■ **Direction**: Transcribe the listing that follows in full, omitting pictures.

■ **Given data**:
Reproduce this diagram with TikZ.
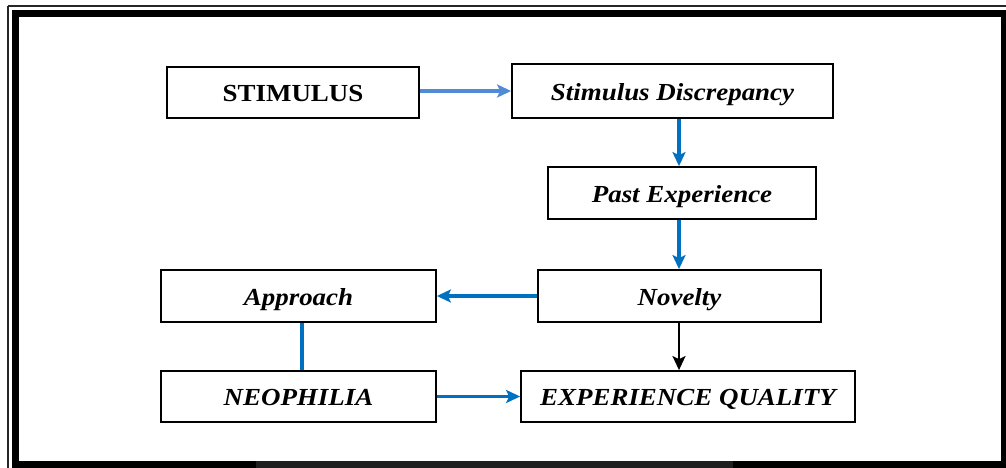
\documentclass[tikz,border=0pt]{standalone}
\usepackage{fontspec}
\setmainfont{Liberation Serif}[FakeStretch=1.1]
\usetikzlibrary{arrows.meta}
\definecolor{flowblue}{HTML}{0070C0}
\definecolor{softblue}{HTML}{4F8BD6}
\begin{document}
\begin{tikzpicture}[x=1pt,y=-1pt,
  box/.style={draw=black,line width=1.8pt,inner sep=0pt,anchor=center,
    text height=18.6pt,text depth=0pt,
    font=\fontsize{24.5}{28}\selectfont\bfseries\itshape},
  plainbox/.style={box,font=\fontsize{24.5}{28}\selectfont\bfseries},
  tip/.style={-{Stealth[length=14pt,width=13pt,inset=3pt]}},
  blueflow/.style={tip,draw=flowblue,line width=3.2pt},
  softflow/.style={tip,draw=softblue,line width=3.2pt},
  blackflow/.style={tip,draw=black,line width=2pt},
  link/.style={draw=flowblue,line width=3.2pt}]
\useasboundingbox (0,0) rectangle (1006,468);
\fill[white] (0,0) rectangle (1006,468);
% page frame
\draw[line width=1.2pt,black!85] (8,6) -- (1010,6);
\draw[line width=1.2pt,black!85] (8,6) -- (8,470);
\draw[line width=7pt] (15.5,13.5) rectangle (1004.5,464.5);
\fill[black!88] (256,461) rectangle (733,468);
% boxes
\node[plainbox,minimum width=252pt,minimum height=51pt] (stim) at (293,92.5) {STIMULUS};
\node[box,minimum width=321pt,minimum height=54pt] (disc) at (672.5,91) {Stimulus Discrepancy};
\node[box,minimum width=268pt,minimum height=52pt] (past) at (682,193) {Past Experience};
\node[box,minimum width=283pt,minimum height=52pt] (nov) at (679.5,296) {Novelty};
\node[box,minimum width=275pt,minimum height=52pt] (app) at (298.5,296) {Approach};
\node[box,minimum width=275pt,minimum height=51pt] (neo) at (298.5,396.5) {NEOPHILIA};
\node[box,minimum width=334pt,minimum height=51pt] (exq) at (688,396.5) {EXPERIENCE QUALITY};
% connector columns
\coordinate (col) at (679,0);
\coordinate (lcol) at (302,0);
% connectors
\draw[softflow] (stim.east |- disc.west) -- (disc.west);
\draw[blueflow] (col |- disc.south) -- (col |- past.north);
\draw[blueflow] (col |- past.south) -- (col |- nov.north);
\draw[blueflow] (nov.west) -- (app.east);
\draw[link] (lcol |- app.south) -- (lcol |- neo.north);
\draw[blueflow] (neo.east) -- (exq.west);
\draw[blackflow] (col |- nov.south) -- (col |- exq.north);
\end{tikzpicture}
\end{document}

■ **Reply**:
Reproduce this diagram with TikZ.
\documentclass[tikz,border=0pt]{standalone}
\usepackage{fontspec}
\setmainfont{Liberation Serif}[FakeStretch=1.1]
\usetikzlibrary{arrows.meta}
\definecolor{flowblue}{HTML}{0070C0}
\definecolor{softblue}{HTML}{4F8BD6}
\begin{document}
\begin{tikzpicture}[x=1pt,y=-1pt,
  box/.style={draw=black,line width=1.8pt,inner sep=0pt,anchor=center,
    text height=18.6pt,text depth=0pt,
    font=\fontsize{24.5}{28}\selectfont\bfseries\itshape},
  plainbox/.style={box,font=\fontsize{24.5}{28}\selectfont\bfseries},
  tip/.style={-{Stealth[length=14pt,width=13pt,inset=3pt]}},
  blueflow/.style={tip,draw=flowblue,line width=3.2pt},
  softflow/.style={tip,draw=softblue,line width=3.2pt},
  blackflow/.style={tip,draw=black,line width=2pt},
  link/.style={draw=flowblue,line width=3.2pt}]
\useasboundingbox (0,0) rectangle (1006,468);
\fill[white] (0,0) rectangle (1006,468);
% page frame
\draw[line width=1.2pt,black!85] (8,6) -- (1010,6);
\draw[line width=1.2pt,black!85] (8,6) -- (8,470);
\draw[line width=7pt] (15.5,13.5) rectangle (1004.5,464.5);
\fill[black!88] (256,461) rectangle (733,468);
% boxes
\node[plainbox,minimum width=252pt,minimum height=51pt] (stim) at (293,92.5) {STIMULUS};
\node[box,minimum width=321pt,minimum height=54pt] (disc) at (672.5,91) {Stimulus Discrepancy};
\node[box,minimum width=268pt,minimum height=52pt] (past) at (682,193) {Past Experience};
\node[box,minimum width=283pt,minimum height=52pt] (nov) at (679.5,296) {Novelty};
\node[box,minimum width=275pt,minimum height=52pt] (app) at (298.5,296) {Approach};
\node[box,minimum width=275pt,minimum height=51pt] (neo) at (298.5,396.5) {NEOPHILIA};
\node[box,minimum width=334pt,minimum height=51pt] (exq) at (688,396.5) {EXPERIENCE QUALITY};
% connector columns
\coordinate (col) at (679,0);
\coordinate (lcol) at (302,0);
% connectors
\draw[softflow] (stim.east |- disc.west) -- (disc.west);
\draw[blueflow] (col |- disc.south) -- (col |- past.north);
\draw[blueflow] (col |- past.south) -- (col |- nov.north);
\draw[blueflow] (nov.west) -- (app.east);
\draw[link] (lcol |- app.south) -- (lcol |- neo.north);
\draw[blueflow] (neo.east) -- (exq.west);
\draw[blackflow] (col |- nov.south) -- (col |- exq.north);
\end{tikzpicture}
\end{document}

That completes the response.